--- START ---

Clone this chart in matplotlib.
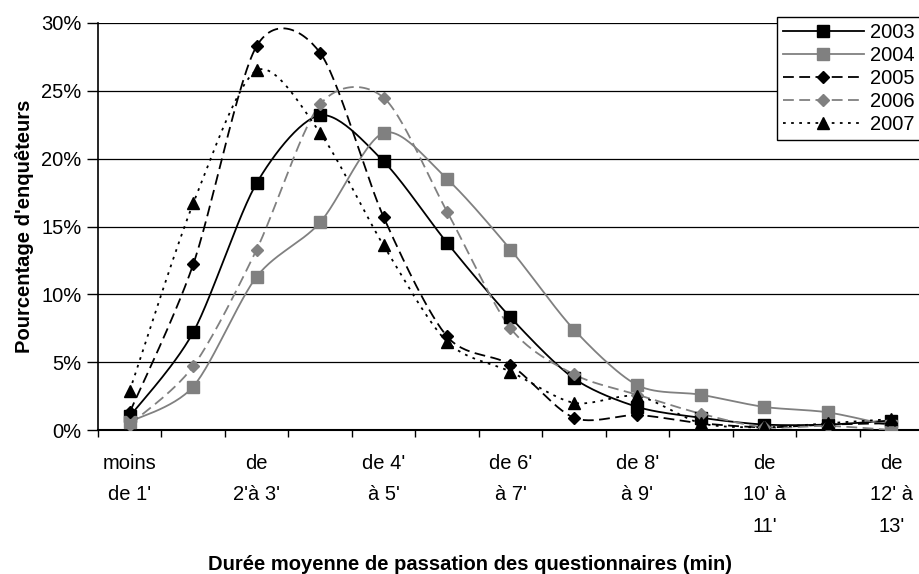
import matplotlib
matplotlib.use("Agg")
import matplotlib.pyplot as plt
from matplotlib.lines import Line2D
import numpy as np

plt.rcParams['font.family'] = ['Liberation Sans', 'DejaVu Sans']

# categories (13 classes of one minute), only every other one gets a label
categories = ["moins\nde 1'", "de 1'\nà 2'", "de\n2'à 3'", "de 3'\nà 4'", "de 4'\nà 5'",
              "de 5'\nà 6'", "de 6'\nà 7'", "de 7'\nà 8'", "de 8'\nà 9'", "de 9'\nà 10'",
              "de\n10' à\n11'", "de 11'\nà 12'", "de\n12' à\n13'"]

# percentage of interviewers, per year
y2003 = [1.0, 7.2, 18.2, 23.2, 19.8, 13.8, 8.3, 3.8, 1.7, 0.9, 0.4, 0.4, 0.7]
y2004 = [0.6, 3.2, 11.3, 15.3, 21.9, 18.5, 13.3, 7.4, 3.3, 2.6, 1.7, 1.3, 0.3]
y2005 = [1.3, 12.2, 28.3, 27.8, 15.7, 6.9, 4.8, 0.9, 1.1, 0.5, 0.2, 0.4, 0.5]
y2006 = [0.4, 4.7, 13.3, 24.0, 24.5, 16.1, 7.5, 4.1, 2.6, 1.2, 0.2, 0.3, 0.0]
y2007 = [2.9, 16.7, 26.5, 21.9, 13.6, 6.5, 4.3, 2.0, 2.5, 0.5, 0.2, 0.5, 0.8]

years = ['2003', '2004', '2005', '2006', '2007']
series = [y2003, y2004, y2005, y2006, y2007]

GRAY = '#808080'
styles = [
    dict(color='black', ls='-', marker='s', ms=8.5),
    dict(color=GRAY, ls='-', marker='s', ms=8.5),
    dict(color='black', ls=(0, (6, 3)), marker='D', ms=6.5),
    dict(color=GRAY, ls=(0, (6, 3)), marker='D', ms=6.5),
    dict(color='black', ls=(0, (1.5, 3)), marker='^', ms=8.5),
]


def smooth(x, y, n=30, k=7.0):
    # excel-like smoothed line (catmull-rom style cubic bezier)
    x = np.asarray(x, float); y = np.asarray(y, float)
    px = np.concatenate([[x[0]], x, [x[-1]]])
    py = np.concatenate([[y[0]], y, [y[-1]]])
    t = np.linspace(0, 1, n)
    xs, ys = [], []
    for i in range(1, len(px) - 2):
        p0 = np.array([px[i], py[i]]); p3 = np.array([px[i + 1], py[i + 1]])
        p1 = p0 + (p3 - np.array([px[i - 1], py[i - 1]])) / k
        p2 = p3 - (np.array([px[i + 2], py[i + 2]]) - p0) / k
        b = ((1 - t) ** 3)[:, None] * p0 + (3 * (1 - t) ** 2 * t)[:, None] * p1 \
            + (3 * (1 - t) * t ** 2)[:, None] * p2 + (t ** 3)[:, None] * p3
        xs.extend(b[:, 0]); ys.extend(b[:, 1])
    return np.array(xs), np.array(ys)


fig = plt.figure(figsize=(9.2, 5.74), dpi=100)
ax = fig.add_axes([98 / 920, 1 - 430 / 574, 825 / 920, 407 / 574])

x = np.arange(len(categories))
handles = []
for name, vals, st in zip(years, series, styles):
    sx, sy = smooth(x, vals)
    ax.plot(sx, sy, color=st['color'], ls=st['ls'], lw=1.3, zorder=3)
    ax.plot(x, vals, ls='none', marker=st['marker'], ms=st['ms'], color=st['color'],
            mec=st['color'], zorder=4)
    handles.append(Line2D([], [], color=st['color'], ls=st['ls'], lw=1.3,
                          marker=st['marker'], ms=st['ms'], mec=st['color']))

ax.set_xlim(-0.5, 12.5)
ax.set_ylim(0, 30)
ax.set_yticks(np.arange(0, 31, 5))
ax.set_yticklabels(['%d%%' % v for v in range(0, 31, 5)], fontsize=14.5)
ax.yaxis.grid(True, color='black', lw=0.9)
ax.set_axisbelow(True)

ax.set_xticks(x[::2])
ax.set_xticklabels(categories[::2], fontsize=14.5, linespacing=1.85)
ax.set_xticks(np.arange(-0.5, 13, 1), minor=True)
ax.tick_params(axis='x', which='major', length=0, pad=17)
ax.tick_params(axis='x', which='minor', length=5, width=1, direction='out')
ax.tick_params(axis='y', length=8, width=1, pad=4)

for s in ['top', 'right']:
    ax.spines[s].set_visible(False)
ax.spines['left'].set_linewidth(1.2)
ax.spines['bottom'].set_linewidth(1.5)

ax.set_ylabel("Pourcentage d'enquêteurs", fontsize=14.5, fontweight='bold', labelpad=5)
fig.text(470 / 920, 1 - 570 / 574, "Durée moyenne de passation des questionnaires (min)",
         ha='center', va='baseline', fontsize=14.5, fontweight='bold')

leg = fig.legend(handles, years, loc='upper left', bbox_to_anchor=(777 / 920, 1 - 17 / 574),
                 fontsize=14.5, handlelength=4.0, handletextpad=0.3, labelspacing=0.2,
                 borderpad=0.3, borderaxespad=0, frameon=True, fancybox=False)
leg.get_frame().set_edgecolor('black')
leg.get_frame().set_linewidth(1.0)
leg.get_frame().set_alpha(1)

fig.savefig('out.png', dpi=100)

--- END ---

Instruction:
Without the pictures, write out the whole listing above exactly as it appears.

Exercise output:
Clone this chart in matplotlib.
import matplotlib
matplotlib.use("Agg")
import matplotlib.pyplot as plt
from matplotlib.lines import Line2D
import numpy as np

plt.rcParams['font.family'] = ['Liberation Sans', 'DejaVu Sans']

# categories (13 classes of one minute), only every other one gets a label
categories = ["moins\nde 1'", "de 1'\nà 2'", "de\n2'à 3'", "de 3'\nà 4'", "de 4'\nà 5'",
              "de 5'\nà 6'", "de 6'\nà 7'", "de 7'\nà 8'", "de 8'\nà 9'", "de 9'\nà 10'",
              "de\n10' à\n11'", "de 11'\nà 12'", "de\n12' à\n13'"]

# percentage of interviewers, per year
y2003 = [1.0, 7.2, 18.2, 23.2, 19.8, 13.8, 8.3, 3.8, 1.7, 0.9, 0.4, 0.4, 0.7]
y2004 = [0.6, 3.2, 11.3, 15.3, 21.9, 18.5, 13.3, 7.4, 3.3, 2.6, 1.7, 1.3, 0.3]
y2005 = [1.3, 12.2, 28.3, 27.8, 15.7, 6.9, 4.8, 0.9, 1.1, 0.5, 0.2, 0.4, 0.5]
y2006 = [0.4, 4.7, 13.3, 24.0, 24.5, 16.1, 7.5, 4.1, 2.6, 1.2, 0.2, 0.3, 0.0]
y2007 = [2.9, 16.7, 26.5, 21.9, 13.6, 6.5, 4.3, 2.0, 2.5, 0.5, 0.2, 0.5, 0.8]

years = ['2003', '2004', '2005', '2006', '2007']
series = [y2003, y2004, y2005, y2006, y2007]

GRAY = '#808080'
styles = [
    dict(color='black', ls='-', marker='s', ms=8.5),
    dict(color=GRAY, ls='-', marker='s', ms=8.5),
    dict(color='black', ls=(0, (6, 3)), marker='D', ms=6.5),
    dict(color=GRAY, ls=(0, (6, 3)), marker='D', ms=6.5),
    dict(color='black', ls=(0, (1.5, 3)), marker='^', ms=8.5),
]


def smooth(x, y, n=30, k=7.0):
    # excel-like smoothed line (catmull-rom style cubic bezier)
    x = np.asarray(x, float); y = np.asarray(y, float)
    px = np.concatenate([[x[0]], x, [x[-1]]])
    py = np.concatenate([[y[0]], y, [y[-1]]])
    t = np.linspace(0, 1, n)
    xs, ys = [], []
    for i in range(1, len(px) - 2):
        p0 = np.array([px[i], py[i]]); p3 = np.array([px[i + 1], py[i + 1]])
        p1 = p0 + (p3 - np.array([px[i - 1], py[i - 1]])) / k
        p2 = p3 - (np.array([px[i + 2], py[i + 2]]) - p0) / k
        b = ((1 - t) ** 3)[:, None] * p0 + (3 * (1 - t) ** 2 * t)[:, None] * p1 \
            + (3 * (1 - t) * t ** 2)[:, None] * p2 + (t ** 3)[:, None] * p3
        xs.extend(b[:, 0]); ys.extend(b[:, 1])
    return np.array(xs), np.array(ys)


fig = plt.figure(figsize=(9.2, 5.74), dpi=100)
ax = fig.add_axes([98 / 920, 1 - 430 / 574, 825 / 920, 407 / 574])

x = np.arange(len(categories))
handles = []
for name, vals, st in zip(years, series, styles):
    sx, sy = smooth(x, vals)
    ax.plot(sx, sy, color=st['color'], ls=st['ls'], lw=1.3, zorder=3)
    ax.plot(x, vals, ls='none', marker=st['marker'], ms=st['ms'], color=st['color'],
            mec=st['color'], zorder=4)
    handles.append(Line2D([], [], color=st['color'], ls=st['ls'], lw=1.3,
                          marker=st['marker'], ms=st['ms'], mec=st['color']))

ax.set_xlim(-0.5, 12.5)
ax.set_ylim(0, 30)
ax.set_yticks(np.arange(0, 31, 5))
ax.set_yticklabels(['%d%%' % v for v in range(0, 31, 5)], fontsize=14.5)
ax.yaxis.grid(True, color='black', lw=0.9)
ax.set_axisbelow(True)

ax.set_xticks(x[::2])
ax.set_xticklabels(categories[::2], fontsize=14.5, linespacing=1.85)
ax.set_xticks(np.arange(-0.5, 13, 1), minor=True)
ax.tick_params(axis='x', which='major', length=0, pad=17)
ax.tick_params(axis='x', which='minor', length=5, width=1, direction='out')
ax.tick_params(axis='y', length=8, width=1, pad=4)

for s in ['top', 'right']:
    ax.spines[s].set_visible(False)
ax.spines['left'].set_linewidth(1.2)
ax.spines['bottom'].set_linewidth(1.5)

ax.set_ylabel("Pourcentage d'enquêteurs", fontsize=14.5, fontweight='bold', labelpad=5)
fig.text(470 / 920, 1 - 570 / 574, "Durée moyenne de passation des questionnaires (min)",
         ha='center', va='baseline', fontsize=14.5, fontweight='bold')

leg = fig.legend(handles, years, loc='upper left', bbox_to_anchor=(777 / 920, 1 - 17 / 574),
                 fontsize=14.5, handlelength=4.0, handletextpad=0.3, labelspacing=0.2,
                 borderpad=0.3, borderaxespad=0, frameon=True, fancybox=False)
leg.get_frame().set_edgecolor('black')
leg.get_frame().set_linewidth(1.0)
leg.get_frame().set_alpha(1)

fig.savefig('out.png', dpi=100)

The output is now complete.